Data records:

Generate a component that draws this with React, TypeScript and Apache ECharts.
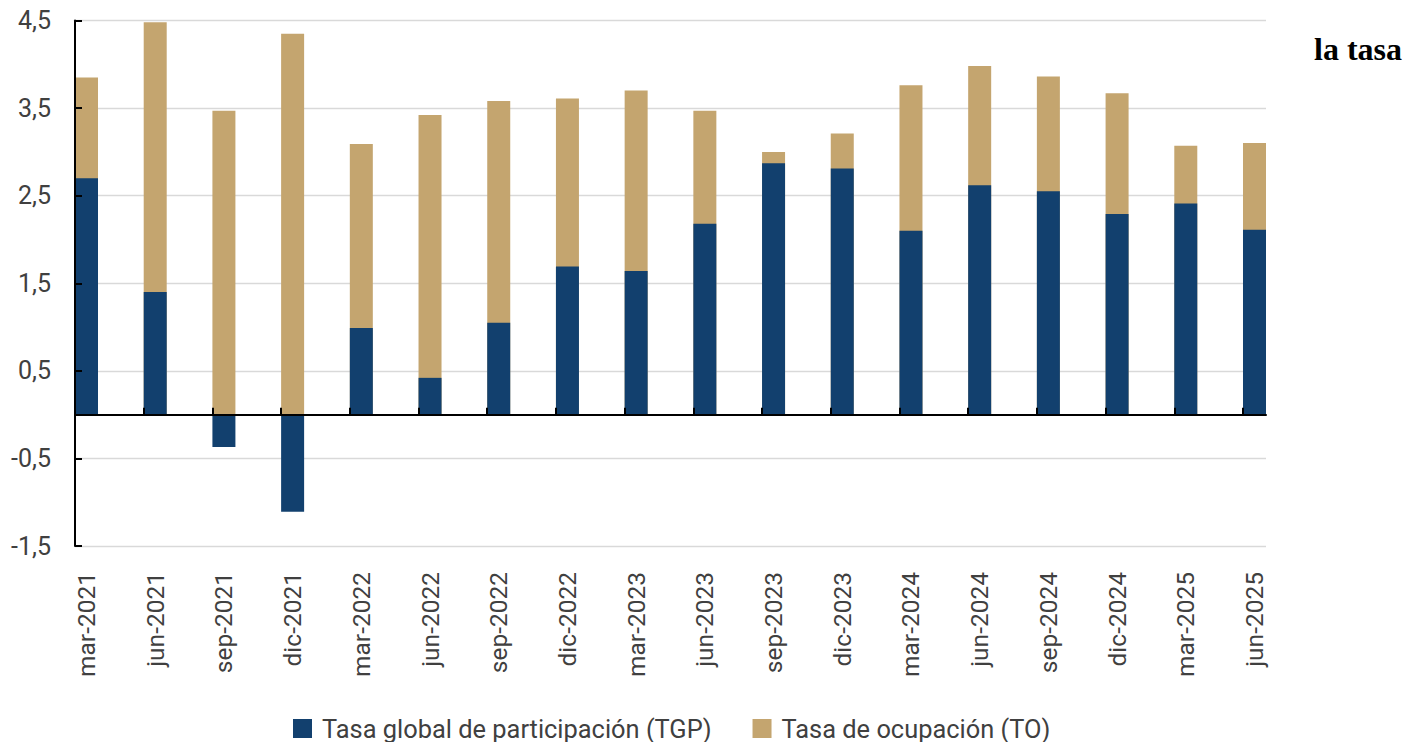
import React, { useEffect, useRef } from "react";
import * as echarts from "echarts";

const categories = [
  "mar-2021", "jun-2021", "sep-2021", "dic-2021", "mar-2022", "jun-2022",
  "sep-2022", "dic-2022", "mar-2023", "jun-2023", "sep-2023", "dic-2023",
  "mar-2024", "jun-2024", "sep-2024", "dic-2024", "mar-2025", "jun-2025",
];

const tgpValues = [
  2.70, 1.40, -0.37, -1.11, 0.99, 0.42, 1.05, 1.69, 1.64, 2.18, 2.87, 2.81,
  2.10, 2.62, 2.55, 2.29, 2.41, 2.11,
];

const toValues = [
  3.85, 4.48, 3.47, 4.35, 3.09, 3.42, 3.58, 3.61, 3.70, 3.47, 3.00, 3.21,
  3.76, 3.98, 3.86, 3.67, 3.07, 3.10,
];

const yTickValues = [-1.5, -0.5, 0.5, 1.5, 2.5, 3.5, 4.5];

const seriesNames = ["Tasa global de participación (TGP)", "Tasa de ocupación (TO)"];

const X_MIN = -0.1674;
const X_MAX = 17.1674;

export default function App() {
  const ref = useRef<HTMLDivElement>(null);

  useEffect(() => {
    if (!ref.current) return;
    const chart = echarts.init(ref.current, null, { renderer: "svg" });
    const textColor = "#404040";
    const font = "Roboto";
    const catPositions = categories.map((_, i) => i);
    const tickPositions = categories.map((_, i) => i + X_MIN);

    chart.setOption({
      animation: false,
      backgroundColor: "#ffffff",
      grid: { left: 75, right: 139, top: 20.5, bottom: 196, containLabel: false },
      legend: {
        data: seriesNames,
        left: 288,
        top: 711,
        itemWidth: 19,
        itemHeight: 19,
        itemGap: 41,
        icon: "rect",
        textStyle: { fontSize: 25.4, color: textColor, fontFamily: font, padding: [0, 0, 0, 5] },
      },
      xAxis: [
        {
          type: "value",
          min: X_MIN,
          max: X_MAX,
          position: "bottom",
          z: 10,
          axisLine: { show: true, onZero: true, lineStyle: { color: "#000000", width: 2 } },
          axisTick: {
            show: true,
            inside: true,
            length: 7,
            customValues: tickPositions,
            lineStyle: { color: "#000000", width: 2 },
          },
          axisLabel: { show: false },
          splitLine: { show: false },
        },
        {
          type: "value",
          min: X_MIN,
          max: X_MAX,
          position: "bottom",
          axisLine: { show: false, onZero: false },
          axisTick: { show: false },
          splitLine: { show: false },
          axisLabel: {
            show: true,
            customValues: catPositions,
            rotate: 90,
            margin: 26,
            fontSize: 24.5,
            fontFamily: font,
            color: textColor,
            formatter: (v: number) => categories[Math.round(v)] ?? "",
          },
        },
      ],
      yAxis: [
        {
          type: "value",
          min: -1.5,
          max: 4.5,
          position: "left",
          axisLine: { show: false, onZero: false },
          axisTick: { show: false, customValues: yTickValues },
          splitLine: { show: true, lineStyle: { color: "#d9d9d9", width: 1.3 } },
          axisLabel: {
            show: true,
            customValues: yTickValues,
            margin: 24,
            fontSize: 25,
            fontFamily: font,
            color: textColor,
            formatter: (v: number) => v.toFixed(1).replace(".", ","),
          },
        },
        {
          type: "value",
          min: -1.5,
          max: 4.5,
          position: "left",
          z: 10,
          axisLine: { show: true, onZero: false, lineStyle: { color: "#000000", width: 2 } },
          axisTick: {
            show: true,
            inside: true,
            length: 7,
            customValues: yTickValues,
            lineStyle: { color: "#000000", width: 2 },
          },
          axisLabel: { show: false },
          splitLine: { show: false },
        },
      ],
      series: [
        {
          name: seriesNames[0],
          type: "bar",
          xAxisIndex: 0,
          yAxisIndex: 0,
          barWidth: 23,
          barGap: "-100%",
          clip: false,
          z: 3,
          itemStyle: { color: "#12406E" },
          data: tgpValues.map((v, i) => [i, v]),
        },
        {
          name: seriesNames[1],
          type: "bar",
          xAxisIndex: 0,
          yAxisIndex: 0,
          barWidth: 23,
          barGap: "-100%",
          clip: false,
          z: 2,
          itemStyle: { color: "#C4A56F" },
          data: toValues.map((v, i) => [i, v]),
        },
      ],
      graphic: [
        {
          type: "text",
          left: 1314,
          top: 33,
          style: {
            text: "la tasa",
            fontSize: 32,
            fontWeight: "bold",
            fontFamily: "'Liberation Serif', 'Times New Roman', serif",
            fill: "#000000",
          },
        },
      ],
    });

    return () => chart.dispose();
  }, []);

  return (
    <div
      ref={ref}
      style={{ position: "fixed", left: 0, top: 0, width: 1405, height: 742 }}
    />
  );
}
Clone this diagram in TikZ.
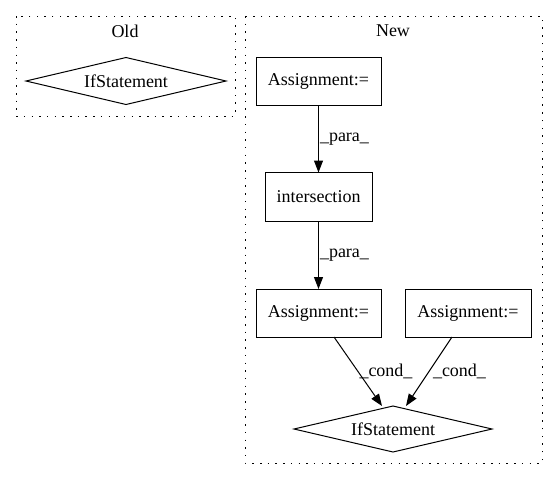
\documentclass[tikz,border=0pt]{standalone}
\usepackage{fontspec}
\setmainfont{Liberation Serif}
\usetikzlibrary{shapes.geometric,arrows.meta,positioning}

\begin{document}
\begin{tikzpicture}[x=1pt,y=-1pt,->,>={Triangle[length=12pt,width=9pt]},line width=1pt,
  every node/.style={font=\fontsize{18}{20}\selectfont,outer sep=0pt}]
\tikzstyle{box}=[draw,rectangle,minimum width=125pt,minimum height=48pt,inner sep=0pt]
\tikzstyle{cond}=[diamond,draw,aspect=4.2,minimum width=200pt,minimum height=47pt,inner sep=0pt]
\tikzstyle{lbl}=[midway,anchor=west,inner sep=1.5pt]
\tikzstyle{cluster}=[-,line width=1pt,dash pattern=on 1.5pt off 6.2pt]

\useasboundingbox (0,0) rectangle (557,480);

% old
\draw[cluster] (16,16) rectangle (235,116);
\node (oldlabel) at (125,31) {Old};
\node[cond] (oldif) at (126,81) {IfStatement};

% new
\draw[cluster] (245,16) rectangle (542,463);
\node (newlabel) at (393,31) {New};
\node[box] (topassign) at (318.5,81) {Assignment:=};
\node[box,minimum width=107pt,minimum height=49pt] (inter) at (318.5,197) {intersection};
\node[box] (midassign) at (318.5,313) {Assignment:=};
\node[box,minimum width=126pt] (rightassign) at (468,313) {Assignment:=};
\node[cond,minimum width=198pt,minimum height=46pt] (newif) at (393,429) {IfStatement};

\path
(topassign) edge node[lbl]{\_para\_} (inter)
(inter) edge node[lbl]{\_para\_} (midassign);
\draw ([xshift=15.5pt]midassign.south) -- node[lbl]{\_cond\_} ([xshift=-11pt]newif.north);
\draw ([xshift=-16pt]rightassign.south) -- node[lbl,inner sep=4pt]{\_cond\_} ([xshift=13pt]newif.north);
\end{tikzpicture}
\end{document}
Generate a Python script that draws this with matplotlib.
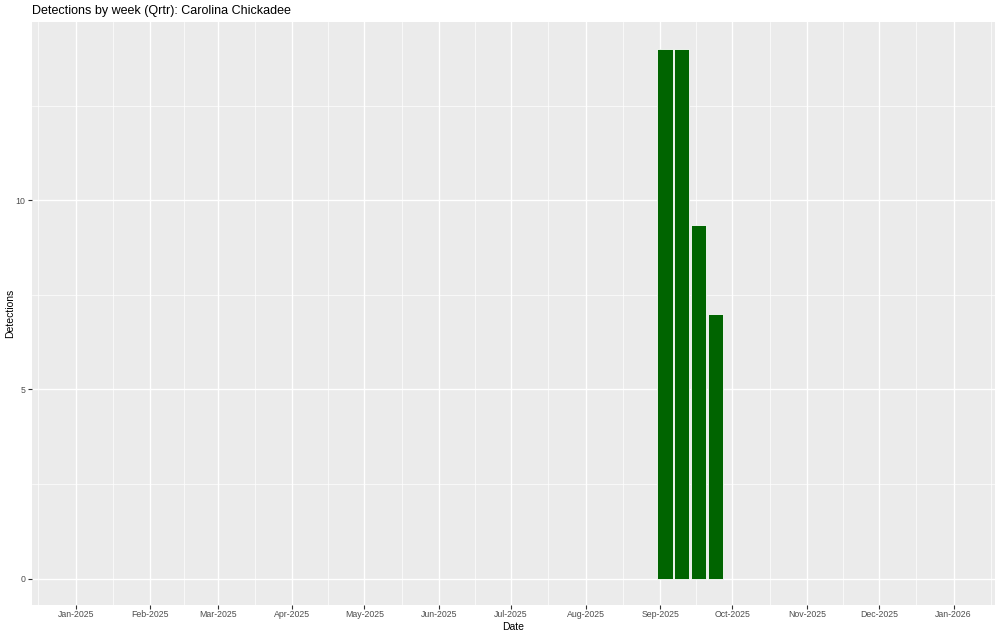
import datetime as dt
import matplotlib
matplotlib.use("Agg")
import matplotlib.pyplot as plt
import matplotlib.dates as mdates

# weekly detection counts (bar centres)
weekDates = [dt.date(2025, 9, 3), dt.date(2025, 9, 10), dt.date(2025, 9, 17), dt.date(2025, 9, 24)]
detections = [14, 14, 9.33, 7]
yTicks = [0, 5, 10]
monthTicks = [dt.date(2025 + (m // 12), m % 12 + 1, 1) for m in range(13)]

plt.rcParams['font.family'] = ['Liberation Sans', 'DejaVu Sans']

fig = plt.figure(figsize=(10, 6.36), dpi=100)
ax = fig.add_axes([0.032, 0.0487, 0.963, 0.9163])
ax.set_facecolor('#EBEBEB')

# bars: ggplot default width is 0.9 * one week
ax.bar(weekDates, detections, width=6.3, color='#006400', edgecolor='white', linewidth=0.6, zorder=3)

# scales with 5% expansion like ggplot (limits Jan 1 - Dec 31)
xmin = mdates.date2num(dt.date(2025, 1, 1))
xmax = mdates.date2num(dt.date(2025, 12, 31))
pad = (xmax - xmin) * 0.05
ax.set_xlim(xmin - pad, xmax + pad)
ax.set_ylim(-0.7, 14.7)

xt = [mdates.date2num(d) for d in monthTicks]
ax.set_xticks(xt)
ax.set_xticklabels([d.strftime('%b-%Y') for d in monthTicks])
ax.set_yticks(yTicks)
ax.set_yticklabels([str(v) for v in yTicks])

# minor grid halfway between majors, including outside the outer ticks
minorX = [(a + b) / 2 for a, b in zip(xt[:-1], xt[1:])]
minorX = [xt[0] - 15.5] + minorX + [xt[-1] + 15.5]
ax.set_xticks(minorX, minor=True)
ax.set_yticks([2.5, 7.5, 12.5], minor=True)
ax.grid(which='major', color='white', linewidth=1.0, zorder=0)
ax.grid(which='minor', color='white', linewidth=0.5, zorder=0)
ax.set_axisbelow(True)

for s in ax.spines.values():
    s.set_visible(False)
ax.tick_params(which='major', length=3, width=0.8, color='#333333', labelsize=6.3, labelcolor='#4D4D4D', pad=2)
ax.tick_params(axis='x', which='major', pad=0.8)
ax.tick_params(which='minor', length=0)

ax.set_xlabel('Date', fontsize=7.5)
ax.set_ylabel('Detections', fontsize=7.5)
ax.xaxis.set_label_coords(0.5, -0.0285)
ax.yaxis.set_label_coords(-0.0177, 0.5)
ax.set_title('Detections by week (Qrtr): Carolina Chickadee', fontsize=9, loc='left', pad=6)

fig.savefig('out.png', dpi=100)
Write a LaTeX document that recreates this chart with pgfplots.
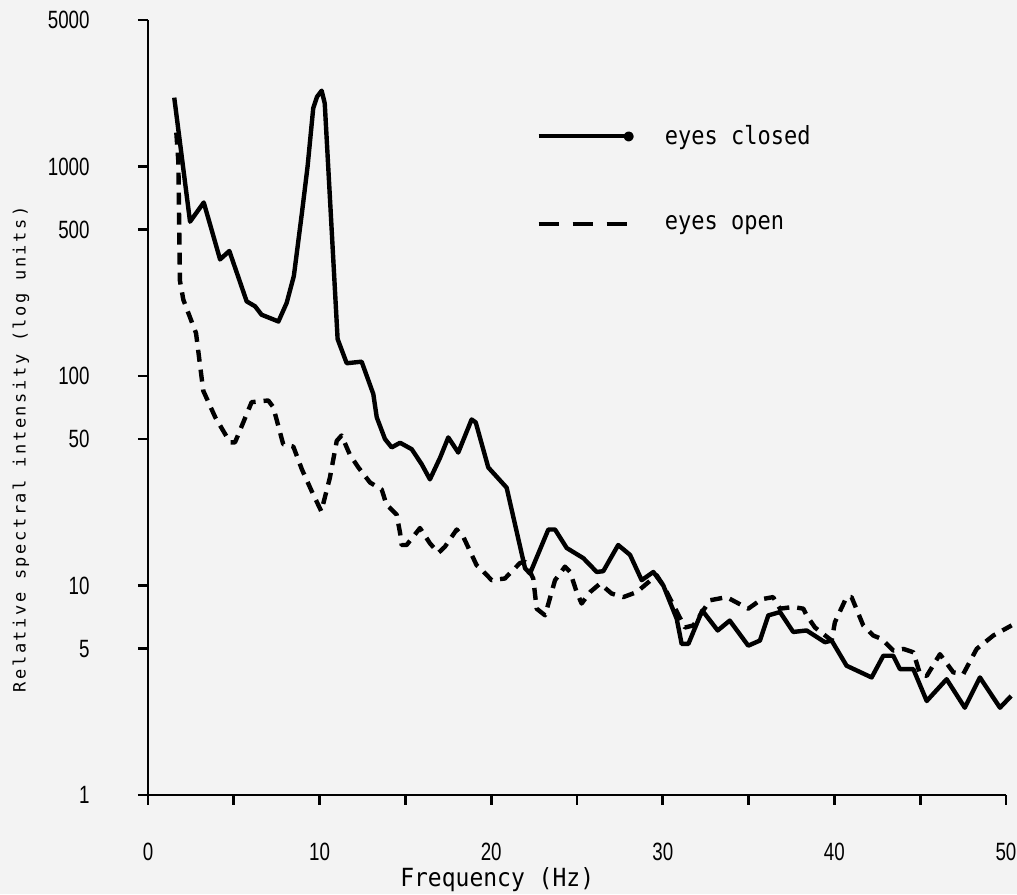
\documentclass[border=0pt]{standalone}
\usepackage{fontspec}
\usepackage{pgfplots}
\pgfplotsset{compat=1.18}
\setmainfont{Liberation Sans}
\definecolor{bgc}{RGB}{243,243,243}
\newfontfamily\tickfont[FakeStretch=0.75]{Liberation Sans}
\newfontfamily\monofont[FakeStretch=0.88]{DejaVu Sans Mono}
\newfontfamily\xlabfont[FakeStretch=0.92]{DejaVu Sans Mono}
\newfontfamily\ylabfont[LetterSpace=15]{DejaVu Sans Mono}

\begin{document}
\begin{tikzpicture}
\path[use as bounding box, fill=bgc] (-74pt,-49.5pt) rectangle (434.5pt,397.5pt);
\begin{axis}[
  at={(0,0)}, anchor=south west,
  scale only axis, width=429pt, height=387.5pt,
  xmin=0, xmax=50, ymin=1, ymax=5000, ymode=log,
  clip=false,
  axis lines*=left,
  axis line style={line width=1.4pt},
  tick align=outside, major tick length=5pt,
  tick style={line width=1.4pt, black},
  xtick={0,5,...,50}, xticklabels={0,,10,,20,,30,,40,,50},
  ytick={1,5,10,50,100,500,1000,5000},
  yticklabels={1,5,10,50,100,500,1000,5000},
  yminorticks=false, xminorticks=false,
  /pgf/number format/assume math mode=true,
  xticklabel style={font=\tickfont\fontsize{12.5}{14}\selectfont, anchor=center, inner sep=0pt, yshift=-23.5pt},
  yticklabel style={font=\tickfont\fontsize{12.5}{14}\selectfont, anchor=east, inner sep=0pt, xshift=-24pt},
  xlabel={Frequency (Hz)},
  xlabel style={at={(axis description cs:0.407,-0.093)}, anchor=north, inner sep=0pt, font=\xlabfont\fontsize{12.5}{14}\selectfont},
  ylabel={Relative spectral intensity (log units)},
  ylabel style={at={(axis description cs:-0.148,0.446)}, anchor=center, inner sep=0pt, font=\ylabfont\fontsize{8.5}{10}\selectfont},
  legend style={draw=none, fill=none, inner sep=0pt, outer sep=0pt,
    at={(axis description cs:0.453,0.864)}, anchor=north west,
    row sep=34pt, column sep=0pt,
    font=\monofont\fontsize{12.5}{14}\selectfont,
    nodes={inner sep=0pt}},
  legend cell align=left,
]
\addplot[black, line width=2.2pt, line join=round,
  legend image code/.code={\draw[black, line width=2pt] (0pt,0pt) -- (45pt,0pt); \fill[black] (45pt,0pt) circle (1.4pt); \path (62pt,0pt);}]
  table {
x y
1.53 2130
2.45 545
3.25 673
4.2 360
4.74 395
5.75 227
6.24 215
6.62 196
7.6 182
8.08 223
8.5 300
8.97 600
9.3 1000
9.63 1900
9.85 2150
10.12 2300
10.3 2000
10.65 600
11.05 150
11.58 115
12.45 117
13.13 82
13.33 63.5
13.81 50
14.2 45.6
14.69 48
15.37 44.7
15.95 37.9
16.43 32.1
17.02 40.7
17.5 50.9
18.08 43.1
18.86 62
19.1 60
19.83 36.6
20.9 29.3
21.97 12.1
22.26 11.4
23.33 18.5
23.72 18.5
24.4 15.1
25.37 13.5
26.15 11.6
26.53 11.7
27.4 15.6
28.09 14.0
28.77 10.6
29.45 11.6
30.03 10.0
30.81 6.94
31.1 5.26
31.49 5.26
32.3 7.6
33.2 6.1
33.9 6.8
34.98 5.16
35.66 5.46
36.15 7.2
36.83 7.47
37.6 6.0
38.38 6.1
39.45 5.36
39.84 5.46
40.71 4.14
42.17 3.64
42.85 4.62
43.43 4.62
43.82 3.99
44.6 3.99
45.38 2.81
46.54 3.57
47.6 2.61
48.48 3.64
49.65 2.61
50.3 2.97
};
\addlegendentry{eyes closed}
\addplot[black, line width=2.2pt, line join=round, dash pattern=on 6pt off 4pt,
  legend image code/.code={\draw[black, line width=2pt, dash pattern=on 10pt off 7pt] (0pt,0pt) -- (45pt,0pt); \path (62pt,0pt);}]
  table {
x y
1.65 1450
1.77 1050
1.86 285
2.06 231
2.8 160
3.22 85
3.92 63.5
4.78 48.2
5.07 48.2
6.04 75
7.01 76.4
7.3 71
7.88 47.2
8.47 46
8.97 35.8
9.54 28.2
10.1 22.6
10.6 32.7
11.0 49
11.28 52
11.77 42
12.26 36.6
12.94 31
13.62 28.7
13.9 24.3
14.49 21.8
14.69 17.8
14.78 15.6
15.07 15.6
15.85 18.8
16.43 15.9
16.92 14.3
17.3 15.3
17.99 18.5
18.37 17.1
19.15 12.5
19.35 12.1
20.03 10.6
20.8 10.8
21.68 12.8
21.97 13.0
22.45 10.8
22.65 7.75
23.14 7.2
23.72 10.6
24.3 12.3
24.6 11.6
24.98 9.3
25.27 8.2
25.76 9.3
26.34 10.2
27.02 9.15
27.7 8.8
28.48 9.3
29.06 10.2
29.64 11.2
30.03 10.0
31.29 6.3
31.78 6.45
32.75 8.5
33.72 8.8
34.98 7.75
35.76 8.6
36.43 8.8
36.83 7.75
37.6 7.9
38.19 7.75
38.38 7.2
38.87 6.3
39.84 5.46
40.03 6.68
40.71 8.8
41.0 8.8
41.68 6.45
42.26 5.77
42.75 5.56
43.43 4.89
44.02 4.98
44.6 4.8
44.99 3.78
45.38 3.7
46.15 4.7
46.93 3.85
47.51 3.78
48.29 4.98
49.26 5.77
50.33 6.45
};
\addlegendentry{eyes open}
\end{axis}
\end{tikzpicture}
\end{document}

◆ **What you need to do**
Leave the pictures out, and restate exactly the lines from the start of the records through the one that contains "import * as".

◆ **Solution**
Generate a component that draws this with React, TypeScript and Apache ECharts.
import React, { useEffect, useRef } from "react";
import * as echarts from "echarts";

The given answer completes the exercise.